Get current LR of optimizer with adaptive LR

How can I get the current learning rate being used by my optimizer?

Many of the optimizers in the torch.optim class use variable learning rates. You can provide an initial one, but they should change depending on the data. I would like to be able to check the current rate being used at any given time.

This question is basically a duplicate of this one, but I don’t think that one was very satisfactorily answered. Using Adam, for example, when I print:

optimizer = torch.optim.Adam(model.parameters(), lr=1e-4)

'''...training...'''

for param_group in optimizer.param_groups:
    print(param_group['lr'])

I always see the initial learning rate no matter how many epochs of data I run.

However, if I want to restart interrupted training progress or even just debug my loss, it makes sense to know where the optimizer left off.

How can I do this?

2 Likes

You could save the optimizer state dict. Something like this suggested here: https://github.com/pytorch/pytorch/issues/2830#issuecomment-336194949 should work.

After that you could just load it back.

I am guessing the reason you see the same lr is that the lr for adam has not changed. The effective lr which has components from moment estimate are different.

2 Likes

That makes sense; thanks for the link. Is there a way to show the effective learning rate, short of calculating it on my own?

1 Like

I am sorry, but I am unaware of any direct way.

1 Like

for most optim all layers use the same lr, so u can just do:

print(optimizer.param_groups[0]['lr'])

If you’re using a lr_scheduler u can do the same, or use:

print(lr_scheduler.get_lr())
4 Likes

Nit: get_lr() might not yield the current learning rate, so you should use get_last_lr(). :wink:

17 Likes

This is important! Otherwise, it misleads. More info in this pr

Maybe you could add some additional methods for the optimizer instance:

# -*- coding: utf-8 -*-
# @Time    : 2020/12/19
# @Author  : Lart Pang
# @GitHub  : https://github.com/lartpang
import types

from torch import nn
from torch.optim import SGD, Adam, AdamW


class OptimizerConstructor:
    def __init__(self, model, initial_lr, mode, group_mode, cfg):
        """
        A wrapper of the optimizer.

        :param model: nn.Module
        :param initial_lr: int
        :param mode: str
        :param group_mode: str
        :param cfg: A dict corresponding to your ``mode`` except the ``params`` and ``lr``.
        """

        self.mode = mode
        self.initial_lr = initial_lr
        self.group_mode = group_mode
        self.cfg = cfg
        self.params = self.group_params(model)

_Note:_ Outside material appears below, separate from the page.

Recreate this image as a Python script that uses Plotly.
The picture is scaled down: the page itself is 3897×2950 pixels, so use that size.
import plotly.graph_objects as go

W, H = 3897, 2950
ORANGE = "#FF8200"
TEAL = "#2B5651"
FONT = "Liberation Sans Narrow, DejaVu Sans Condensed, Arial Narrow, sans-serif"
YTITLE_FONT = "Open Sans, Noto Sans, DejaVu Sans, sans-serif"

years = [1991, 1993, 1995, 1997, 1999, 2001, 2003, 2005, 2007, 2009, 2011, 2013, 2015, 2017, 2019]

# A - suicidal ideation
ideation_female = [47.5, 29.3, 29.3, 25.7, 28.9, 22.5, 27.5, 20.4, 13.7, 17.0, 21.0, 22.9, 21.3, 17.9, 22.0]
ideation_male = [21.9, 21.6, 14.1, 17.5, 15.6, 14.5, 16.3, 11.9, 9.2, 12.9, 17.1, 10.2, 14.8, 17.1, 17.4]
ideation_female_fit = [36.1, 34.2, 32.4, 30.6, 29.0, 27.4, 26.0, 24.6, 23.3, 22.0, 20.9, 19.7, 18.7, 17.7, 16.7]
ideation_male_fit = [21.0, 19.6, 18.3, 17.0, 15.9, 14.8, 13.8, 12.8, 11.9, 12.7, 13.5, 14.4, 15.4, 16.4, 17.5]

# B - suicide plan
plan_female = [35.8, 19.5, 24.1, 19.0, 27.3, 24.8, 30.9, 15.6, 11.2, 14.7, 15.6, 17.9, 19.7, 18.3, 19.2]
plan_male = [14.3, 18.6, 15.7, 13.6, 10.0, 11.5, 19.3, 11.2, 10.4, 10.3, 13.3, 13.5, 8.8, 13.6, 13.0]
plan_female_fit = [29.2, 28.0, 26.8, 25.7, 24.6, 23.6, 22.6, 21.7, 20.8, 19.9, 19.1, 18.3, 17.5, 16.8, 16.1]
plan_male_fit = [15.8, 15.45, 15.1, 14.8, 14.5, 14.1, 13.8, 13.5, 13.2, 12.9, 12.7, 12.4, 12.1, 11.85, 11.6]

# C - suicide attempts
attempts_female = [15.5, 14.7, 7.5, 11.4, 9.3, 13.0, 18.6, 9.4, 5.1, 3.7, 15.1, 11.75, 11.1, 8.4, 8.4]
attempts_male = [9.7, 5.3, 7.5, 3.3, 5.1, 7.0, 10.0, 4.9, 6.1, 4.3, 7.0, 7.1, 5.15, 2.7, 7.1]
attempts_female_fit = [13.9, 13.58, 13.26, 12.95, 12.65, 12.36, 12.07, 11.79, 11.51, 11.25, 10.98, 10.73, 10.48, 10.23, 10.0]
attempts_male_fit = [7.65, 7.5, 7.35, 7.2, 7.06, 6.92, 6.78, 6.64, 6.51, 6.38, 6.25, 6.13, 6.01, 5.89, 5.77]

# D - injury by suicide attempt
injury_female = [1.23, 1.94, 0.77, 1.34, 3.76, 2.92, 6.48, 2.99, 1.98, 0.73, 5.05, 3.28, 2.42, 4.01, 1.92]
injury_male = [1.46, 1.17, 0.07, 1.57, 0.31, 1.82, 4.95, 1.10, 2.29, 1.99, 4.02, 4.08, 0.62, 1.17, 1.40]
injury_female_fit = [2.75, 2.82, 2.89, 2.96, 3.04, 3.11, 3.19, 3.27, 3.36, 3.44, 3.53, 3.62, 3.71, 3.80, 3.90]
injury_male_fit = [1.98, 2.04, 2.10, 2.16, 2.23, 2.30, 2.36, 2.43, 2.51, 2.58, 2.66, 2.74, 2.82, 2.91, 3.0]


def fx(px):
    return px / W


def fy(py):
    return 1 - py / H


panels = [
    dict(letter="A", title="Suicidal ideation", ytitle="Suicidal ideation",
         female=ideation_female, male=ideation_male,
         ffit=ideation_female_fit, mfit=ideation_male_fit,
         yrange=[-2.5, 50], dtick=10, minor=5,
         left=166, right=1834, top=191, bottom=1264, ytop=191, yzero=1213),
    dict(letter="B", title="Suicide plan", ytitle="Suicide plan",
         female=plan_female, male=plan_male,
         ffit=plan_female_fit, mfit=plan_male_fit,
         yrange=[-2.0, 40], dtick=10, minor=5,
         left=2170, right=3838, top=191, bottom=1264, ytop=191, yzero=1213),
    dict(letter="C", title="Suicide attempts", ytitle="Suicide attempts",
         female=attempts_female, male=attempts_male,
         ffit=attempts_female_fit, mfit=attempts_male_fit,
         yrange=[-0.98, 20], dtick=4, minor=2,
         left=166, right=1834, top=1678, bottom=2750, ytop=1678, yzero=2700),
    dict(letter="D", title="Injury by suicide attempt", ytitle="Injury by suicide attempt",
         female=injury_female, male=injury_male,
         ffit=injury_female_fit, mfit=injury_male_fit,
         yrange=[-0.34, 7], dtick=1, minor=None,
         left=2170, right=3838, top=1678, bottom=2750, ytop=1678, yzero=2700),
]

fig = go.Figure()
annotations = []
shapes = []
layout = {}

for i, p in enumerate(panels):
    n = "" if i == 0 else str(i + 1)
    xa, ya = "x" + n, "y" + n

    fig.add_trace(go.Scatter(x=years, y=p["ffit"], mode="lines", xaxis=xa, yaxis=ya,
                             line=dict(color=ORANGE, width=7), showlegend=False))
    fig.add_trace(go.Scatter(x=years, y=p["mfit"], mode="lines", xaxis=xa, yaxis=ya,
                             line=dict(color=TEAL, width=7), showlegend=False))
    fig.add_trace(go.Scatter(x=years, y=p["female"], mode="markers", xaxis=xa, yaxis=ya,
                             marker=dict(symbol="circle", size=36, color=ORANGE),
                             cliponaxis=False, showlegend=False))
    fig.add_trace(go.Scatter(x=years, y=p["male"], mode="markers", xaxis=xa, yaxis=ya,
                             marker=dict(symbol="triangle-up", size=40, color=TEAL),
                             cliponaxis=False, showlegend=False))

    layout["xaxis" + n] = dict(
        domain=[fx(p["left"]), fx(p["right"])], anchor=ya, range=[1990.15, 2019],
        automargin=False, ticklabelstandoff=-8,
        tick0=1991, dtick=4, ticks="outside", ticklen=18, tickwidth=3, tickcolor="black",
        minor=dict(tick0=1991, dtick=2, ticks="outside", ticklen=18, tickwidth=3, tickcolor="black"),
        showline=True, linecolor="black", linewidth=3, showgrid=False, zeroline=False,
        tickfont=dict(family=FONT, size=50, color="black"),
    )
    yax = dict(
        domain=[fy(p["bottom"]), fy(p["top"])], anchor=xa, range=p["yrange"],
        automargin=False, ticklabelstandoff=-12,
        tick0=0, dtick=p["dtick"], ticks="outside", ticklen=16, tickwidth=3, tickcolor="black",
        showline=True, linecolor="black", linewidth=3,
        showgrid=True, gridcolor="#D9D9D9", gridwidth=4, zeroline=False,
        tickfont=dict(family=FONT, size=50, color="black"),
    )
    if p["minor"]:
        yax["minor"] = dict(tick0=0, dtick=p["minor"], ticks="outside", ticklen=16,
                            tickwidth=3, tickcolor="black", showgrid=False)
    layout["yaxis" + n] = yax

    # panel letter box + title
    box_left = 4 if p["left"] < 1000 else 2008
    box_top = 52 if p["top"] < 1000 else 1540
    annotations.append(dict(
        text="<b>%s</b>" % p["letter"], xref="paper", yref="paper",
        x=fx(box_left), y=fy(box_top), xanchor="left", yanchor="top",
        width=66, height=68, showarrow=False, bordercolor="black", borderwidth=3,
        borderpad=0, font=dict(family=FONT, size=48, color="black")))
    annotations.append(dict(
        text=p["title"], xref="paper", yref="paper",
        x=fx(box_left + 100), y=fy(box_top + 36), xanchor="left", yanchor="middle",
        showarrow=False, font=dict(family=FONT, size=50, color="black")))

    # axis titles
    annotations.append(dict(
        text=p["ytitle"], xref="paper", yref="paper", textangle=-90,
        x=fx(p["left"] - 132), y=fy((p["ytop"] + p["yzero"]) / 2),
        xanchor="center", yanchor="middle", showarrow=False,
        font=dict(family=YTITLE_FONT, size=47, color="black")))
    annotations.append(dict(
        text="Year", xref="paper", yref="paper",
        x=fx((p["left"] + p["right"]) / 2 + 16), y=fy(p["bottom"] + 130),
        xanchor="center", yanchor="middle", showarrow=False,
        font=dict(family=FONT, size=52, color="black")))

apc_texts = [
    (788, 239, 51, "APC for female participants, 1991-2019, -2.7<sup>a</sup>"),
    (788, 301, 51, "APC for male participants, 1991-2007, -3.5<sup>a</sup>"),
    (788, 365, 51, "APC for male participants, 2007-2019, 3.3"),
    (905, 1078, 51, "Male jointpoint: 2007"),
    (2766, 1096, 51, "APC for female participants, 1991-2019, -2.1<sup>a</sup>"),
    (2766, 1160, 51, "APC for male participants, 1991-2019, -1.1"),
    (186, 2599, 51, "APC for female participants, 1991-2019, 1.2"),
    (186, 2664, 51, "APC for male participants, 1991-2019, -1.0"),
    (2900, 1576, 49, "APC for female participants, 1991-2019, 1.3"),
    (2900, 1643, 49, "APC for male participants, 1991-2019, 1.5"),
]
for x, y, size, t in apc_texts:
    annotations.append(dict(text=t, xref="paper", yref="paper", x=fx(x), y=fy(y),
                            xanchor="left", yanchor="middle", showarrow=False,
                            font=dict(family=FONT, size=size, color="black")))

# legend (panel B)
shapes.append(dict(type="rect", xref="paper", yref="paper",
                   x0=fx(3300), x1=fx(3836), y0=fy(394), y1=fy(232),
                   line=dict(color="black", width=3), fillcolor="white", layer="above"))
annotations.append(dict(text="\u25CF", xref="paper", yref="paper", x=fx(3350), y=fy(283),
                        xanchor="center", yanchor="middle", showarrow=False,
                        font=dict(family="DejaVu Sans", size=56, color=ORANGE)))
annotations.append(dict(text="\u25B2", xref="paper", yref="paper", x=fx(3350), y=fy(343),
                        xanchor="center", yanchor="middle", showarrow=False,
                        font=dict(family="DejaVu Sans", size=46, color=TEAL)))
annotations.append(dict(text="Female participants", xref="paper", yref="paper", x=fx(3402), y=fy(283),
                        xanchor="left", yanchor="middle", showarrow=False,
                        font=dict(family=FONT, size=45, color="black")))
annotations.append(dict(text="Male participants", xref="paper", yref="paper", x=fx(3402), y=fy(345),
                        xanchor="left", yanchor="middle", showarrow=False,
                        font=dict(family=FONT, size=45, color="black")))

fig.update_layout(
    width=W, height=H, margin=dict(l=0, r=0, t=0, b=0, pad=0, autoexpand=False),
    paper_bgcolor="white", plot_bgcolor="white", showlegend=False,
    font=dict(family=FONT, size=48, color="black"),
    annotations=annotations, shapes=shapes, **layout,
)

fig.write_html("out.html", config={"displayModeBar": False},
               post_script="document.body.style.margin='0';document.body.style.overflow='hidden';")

    def construct_optimizer(self):
        if self.mode == "sgd":
            optimizer = SGD(params=self.params, lr=self.initial_lr, **self.cfg)
        elif self.mode == "adamw":
            optimizer = AdamW(params=self.params, lr=self.initial_lr, **self.cfg)
        elif self.mode == "adam":
            optimizer = Adam(params=self.params, lr=self.initial_lr, **self.cfg)
        else:
            raise NotImplementedError
        return optimizer

    def group_params(self, model):
        ....

    def __call__(self):
        optimizer = self.construct_optimizer()
        optimizer.lr_groups = types.MethodType(get_lr_groups, optimizer)
        optimizer.lr_string = types.MethodType(get_lr_strings, optimizer)
        return optimizer

def get_lr_groups(self):
    return [group["lr"] for group in self.param_groups]

def get_lr_strings(self):
    return ",".join([f"{group['lr']:10.3e}" for group in self.param_groups])